La trentaine, Anna, journaliste sans le sou, décide d’embarquer sur le Yupik, un voilier spécialement conçu pour naviguer en eaux polaires, afin de couvrir au quotidien le périple d’une équipe de scientifiques français. Le but de l’expédition, « étudier le plancton, le climat, le pergélisol et tout un tas d’autres choses encore », va toutefois rapidement se voir supplanter par une série d’embûches politiques, militaires et policières d’abord (le navire doit démarrer de Sibérie, soit en territoire Russe), puis par des rencontres imprévues sur la banquise et la résolution d’avanies techniques. Chaque membre de la petite équipe traîne un passé -et celui d’Anna n’est sans doute pas le plus léger- qu’il espère sans doute enfouir dans les glaces sibériennes. Petit groupe, lieu unique et de plus en plus hermétique, nature sauvage et qui réserve quelques surprises non sans danger : un décor et un début d’intrigue au potentiel frissonnant non sans intérêt.

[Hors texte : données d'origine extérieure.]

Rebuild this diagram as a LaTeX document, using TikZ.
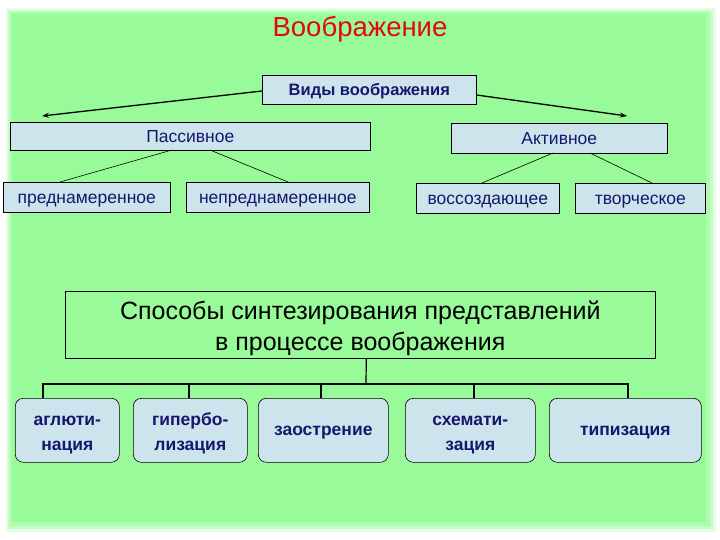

Pour lecteurs occasionnels
Avouons-le, durant la très grosse première moitié -quasi les deux tiers même- on se laisse effectivement prendre par la tension insufflée par Patrice Gain, on accorde de la crédibilité à ses personnages et à son intrigue. Les relations « anormales » -harcèlement, machisme, manipulation mentale- qui relient certains personnages nous ont parues sonner juste, sans excès et en accord avec le cadre angoissant du récit : le bateau d’apparence fragile, le froid, les glaces qui l’enserrent progressivement, la banquise toujours brumeuse. Hélas, passé ces pages de mise en place et de premières péripéties, l’intrigue semble échapper à son auteur. À partir des premières pages marquant le dernier tiers de son récit, les découvertes scientifiques prometteuses, les morts mystérieuses, les intrusions dans le domaine politique, les abus policiers et les préoccupations environnementales, tous ces éléments se délitent et ne trouvent plus de place dans un dénouement final qui se résume à la (trop) longue quête de vérité de Anne sur son passé. Vérité qu’un bon lecteur avait depuis longtemps vue arriver (en espérant secrètement se tromper tant elle lui semblait par trop…classique). Un thriller prometteur, qui se dégonfle sur un final qui aurait mérité une prise en main par son éditeur, et qui pourra plaire aux lecteurs occasionnels.